# [Description of the task]
Look through the listing for the word "matplotlib". Copy each line that has it.

# [Excerpted records]
↓↓↓
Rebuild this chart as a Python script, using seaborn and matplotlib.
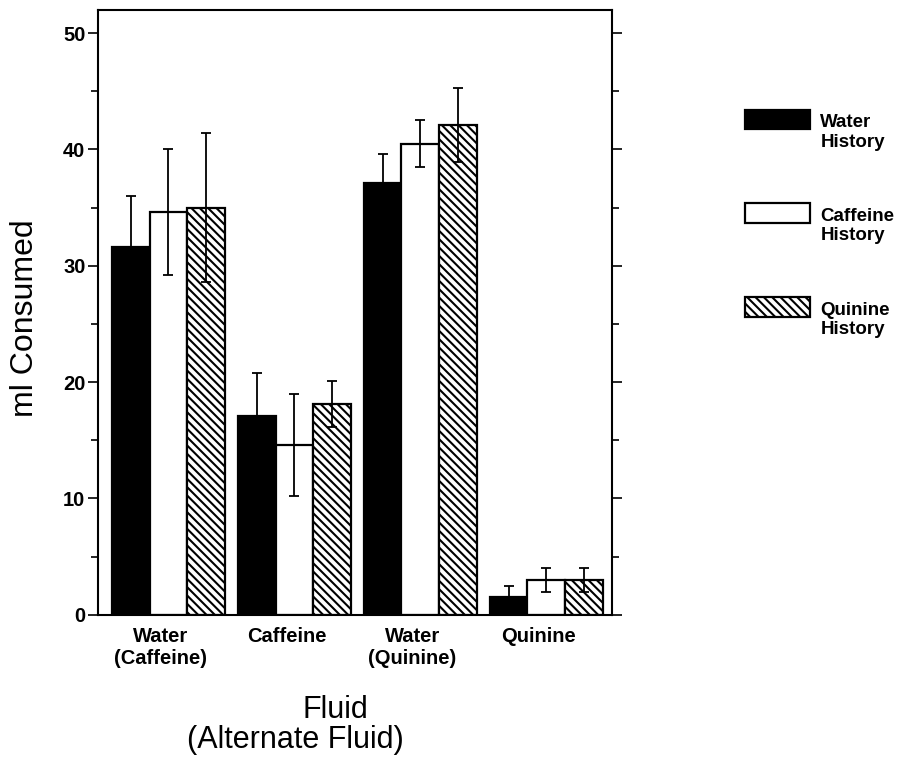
↑↑↑
↓↓↓
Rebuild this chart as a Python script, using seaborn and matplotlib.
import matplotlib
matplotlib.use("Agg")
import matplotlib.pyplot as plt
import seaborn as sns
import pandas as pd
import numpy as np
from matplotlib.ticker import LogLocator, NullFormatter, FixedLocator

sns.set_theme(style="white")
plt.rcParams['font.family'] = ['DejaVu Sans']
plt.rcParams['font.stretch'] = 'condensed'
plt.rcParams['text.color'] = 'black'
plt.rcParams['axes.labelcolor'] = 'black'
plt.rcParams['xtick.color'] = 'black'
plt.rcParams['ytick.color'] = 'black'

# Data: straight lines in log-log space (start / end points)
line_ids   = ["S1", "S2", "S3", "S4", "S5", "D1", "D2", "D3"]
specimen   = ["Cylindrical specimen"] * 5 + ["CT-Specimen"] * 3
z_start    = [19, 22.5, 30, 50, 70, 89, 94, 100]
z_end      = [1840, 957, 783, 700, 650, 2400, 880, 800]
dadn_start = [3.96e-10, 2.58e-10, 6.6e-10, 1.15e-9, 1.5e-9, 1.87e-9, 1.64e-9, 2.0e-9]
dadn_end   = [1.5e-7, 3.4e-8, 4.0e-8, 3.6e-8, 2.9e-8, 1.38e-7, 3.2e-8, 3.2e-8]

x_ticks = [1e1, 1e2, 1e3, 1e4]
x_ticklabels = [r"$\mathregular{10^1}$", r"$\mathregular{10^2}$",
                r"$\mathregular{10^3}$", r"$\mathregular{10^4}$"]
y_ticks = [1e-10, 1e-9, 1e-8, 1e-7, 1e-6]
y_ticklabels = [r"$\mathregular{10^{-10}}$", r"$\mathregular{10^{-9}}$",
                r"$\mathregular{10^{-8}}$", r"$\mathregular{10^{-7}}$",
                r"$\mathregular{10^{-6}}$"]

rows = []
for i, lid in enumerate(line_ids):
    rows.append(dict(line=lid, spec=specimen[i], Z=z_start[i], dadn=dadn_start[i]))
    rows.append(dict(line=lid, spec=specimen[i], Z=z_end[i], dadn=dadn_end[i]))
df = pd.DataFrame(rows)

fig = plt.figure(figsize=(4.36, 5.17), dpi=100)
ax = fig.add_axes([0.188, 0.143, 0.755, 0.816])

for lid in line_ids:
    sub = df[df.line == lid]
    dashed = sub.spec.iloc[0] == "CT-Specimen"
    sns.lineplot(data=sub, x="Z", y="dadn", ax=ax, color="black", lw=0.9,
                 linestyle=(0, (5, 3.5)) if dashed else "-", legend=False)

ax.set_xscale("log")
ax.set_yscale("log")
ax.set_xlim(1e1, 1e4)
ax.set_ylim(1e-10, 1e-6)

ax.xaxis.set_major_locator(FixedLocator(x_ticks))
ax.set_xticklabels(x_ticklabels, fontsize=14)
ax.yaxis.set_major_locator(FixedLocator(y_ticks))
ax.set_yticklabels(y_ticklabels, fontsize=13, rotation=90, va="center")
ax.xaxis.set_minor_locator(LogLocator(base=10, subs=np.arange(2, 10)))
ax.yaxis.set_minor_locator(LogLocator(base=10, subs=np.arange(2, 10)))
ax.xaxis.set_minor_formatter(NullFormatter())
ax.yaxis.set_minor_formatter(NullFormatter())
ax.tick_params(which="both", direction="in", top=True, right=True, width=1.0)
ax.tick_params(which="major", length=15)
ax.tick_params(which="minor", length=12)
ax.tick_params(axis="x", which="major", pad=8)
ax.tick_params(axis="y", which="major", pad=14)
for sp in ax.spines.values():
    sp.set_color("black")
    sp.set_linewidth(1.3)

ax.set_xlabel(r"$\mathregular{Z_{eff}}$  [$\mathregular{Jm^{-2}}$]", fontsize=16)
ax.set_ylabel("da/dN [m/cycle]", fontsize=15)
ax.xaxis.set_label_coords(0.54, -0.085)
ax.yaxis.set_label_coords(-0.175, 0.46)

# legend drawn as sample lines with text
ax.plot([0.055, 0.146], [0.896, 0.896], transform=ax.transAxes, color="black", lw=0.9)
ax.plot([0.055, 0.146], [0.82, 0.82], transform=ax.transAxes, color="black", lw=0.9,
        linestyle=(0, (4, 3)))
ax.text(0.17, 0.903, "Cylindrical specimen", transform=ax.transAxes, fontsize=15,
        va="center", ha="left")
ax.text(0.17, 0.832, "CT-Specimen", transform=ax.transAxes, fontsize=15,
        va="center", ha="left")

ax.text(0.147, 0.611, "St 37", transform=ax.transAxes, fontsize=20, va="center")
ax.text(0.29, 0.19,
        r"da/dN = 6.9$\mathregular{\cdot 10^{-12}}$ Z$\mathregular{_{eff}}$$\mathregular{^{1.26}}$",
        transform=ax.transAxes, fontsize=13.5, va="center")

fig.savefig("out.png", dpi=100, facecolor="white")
↑↑↑
↓↓↓
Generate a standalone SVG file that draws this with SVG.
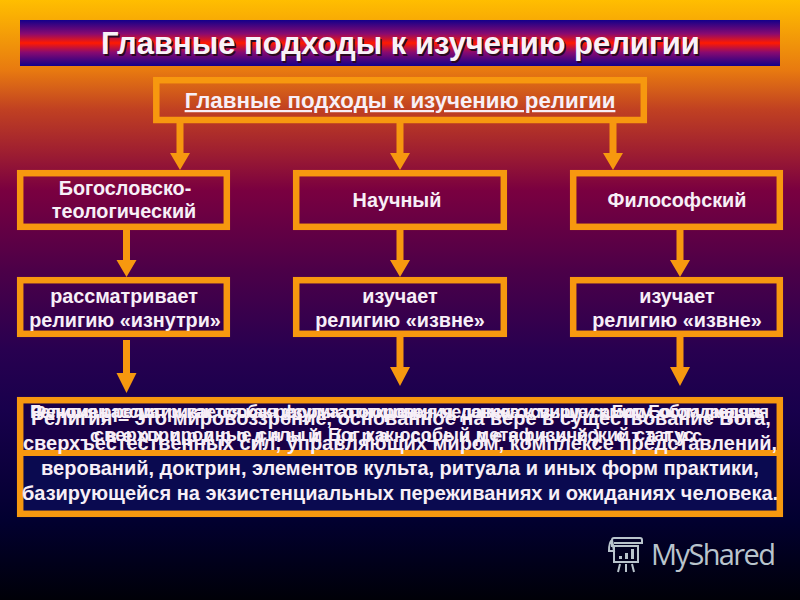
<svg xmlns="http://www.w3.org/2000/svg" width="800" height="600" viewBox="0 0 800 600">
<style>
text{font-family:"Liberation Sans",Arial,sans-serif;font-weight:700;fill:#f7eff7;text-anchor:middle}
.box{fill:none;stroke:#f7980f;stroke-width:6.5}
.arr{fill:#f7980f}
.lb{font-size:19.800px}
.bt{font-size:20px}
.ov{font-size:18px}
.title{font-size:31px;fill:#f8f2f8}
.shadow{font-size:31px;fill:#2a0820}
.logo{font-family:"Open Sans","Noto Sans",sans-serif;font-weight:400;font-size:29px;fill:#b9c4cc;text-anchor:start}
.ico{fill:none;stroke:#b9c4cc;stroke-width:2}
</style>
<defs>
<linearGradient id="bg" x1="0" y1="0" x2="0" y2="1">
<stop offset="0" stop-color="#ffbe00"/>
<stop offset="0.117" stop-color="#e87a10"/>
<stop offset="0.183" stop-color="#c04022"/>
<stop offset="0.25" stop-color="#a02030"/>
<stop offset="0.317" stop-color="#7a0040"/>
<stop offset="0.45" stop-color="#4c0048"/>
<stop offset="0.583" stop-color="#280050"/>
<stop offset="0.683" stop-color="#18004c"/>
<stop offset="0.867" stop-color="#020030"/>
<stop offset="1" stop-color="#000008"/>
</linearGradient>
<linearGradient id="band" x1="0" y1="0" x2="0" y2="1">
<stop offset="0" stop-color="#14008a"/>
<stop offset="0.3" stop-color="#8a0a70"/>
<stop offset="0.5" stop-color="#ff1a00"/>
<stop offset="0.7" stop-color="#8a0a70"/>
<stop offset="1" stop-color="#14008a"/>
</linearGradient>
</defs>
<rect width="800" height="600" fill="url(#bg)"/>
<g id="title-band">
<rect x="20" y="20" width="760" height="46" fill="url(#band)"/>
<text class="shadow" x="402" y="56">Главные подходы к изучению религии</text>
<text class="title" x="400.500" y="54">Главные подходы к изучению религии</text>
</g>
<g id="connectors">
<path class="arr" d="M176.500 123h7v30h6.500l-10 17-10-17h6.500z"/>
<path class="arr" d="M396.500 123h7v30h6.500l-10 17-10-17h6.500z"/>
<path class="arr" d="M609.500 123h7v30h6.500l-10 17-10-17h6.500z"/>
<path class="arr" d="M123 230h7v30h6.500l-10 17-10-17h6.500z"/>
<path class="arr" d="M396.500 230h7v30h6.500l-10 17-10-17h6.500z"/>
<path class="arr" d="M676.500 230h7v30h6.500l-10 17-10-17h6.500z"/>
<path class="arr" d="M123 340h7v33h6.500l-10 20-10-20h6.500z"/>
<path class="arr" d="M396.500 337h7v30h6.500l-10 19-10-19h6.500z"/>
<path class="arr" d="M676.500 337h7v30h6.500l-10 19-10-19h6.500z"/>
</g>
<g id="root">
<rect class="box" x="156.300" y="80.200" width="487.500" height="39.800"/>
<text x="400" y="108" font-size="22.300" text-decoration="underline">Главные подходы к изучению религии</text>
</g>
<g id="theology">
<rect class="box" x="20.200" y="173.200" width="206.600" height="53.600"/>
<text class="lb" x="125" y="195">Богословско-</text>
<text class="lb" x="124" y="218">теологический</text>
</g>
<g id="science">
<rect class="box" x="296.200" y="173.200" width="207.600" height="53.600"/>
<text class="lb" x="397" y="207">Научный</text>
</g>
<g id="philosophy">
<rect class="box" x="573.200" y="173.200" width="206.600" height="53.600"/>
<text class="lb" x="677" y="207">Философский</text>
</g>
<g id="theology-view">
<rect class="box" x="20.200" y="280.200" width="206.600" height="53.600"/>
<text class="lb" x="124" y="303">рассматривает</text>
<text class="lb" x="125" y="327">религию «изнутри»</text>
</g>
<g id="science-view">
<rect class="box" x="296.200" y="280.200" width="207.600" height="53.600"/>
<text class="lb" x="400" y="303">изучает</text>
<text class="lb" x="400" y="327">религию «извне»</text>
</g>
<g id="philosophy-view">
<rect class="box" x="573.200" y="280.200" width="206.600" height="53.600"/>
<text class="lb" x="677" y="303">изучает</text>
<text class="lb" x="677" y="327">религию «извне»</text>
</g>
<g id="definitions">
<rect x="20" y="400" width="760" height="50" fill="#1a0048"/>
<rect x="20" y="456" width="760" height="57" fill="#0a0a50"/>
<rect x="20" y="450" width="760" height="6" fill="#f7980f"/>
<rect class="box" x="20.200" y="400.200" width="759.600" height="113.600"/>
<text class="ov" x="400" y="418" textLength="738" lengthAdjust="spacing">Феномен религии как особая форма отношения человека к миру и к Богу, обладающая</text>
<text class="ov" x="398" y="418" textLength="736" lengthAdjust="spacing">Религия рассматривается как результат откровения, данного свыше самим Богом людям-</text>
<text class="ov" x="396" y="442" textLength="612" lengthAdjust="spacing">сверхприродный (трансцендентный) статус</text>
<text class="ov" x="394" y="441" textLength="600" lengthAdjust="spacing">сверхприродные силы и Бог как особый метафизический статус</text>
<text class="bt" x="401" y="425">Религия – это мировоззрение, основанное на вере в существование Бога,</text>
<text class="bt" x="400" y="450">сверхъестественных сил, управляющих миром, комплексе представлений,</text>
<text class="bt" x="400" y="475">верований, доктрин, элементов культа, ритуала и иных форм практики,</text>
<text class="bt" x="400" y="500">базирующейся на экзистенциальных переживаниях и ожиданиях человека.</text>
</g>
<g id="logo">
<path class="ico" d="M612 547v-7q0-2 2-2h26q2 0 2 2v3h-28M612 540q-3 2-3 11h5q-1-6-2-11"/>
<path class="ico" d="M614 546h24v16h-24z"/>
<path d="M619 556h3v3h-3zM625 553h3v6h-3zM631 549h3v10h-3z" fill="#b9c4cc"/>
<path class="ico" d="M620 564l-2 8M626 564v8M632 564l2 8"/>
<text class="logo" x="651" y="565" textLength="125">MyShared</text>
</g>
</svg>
↑↑↑
# [Result for this task]
Rebuild this chart as a Python script, using seaborn and matplotlib.
Rebuild this chart as a Python script, using seaborn and matplotlib.
import matplotlib
matplotlib.use("Agg")
import matplotlib.pyplot as plt
from matplotlib.ticker import LogLocator, NullFormatter, FixedLocator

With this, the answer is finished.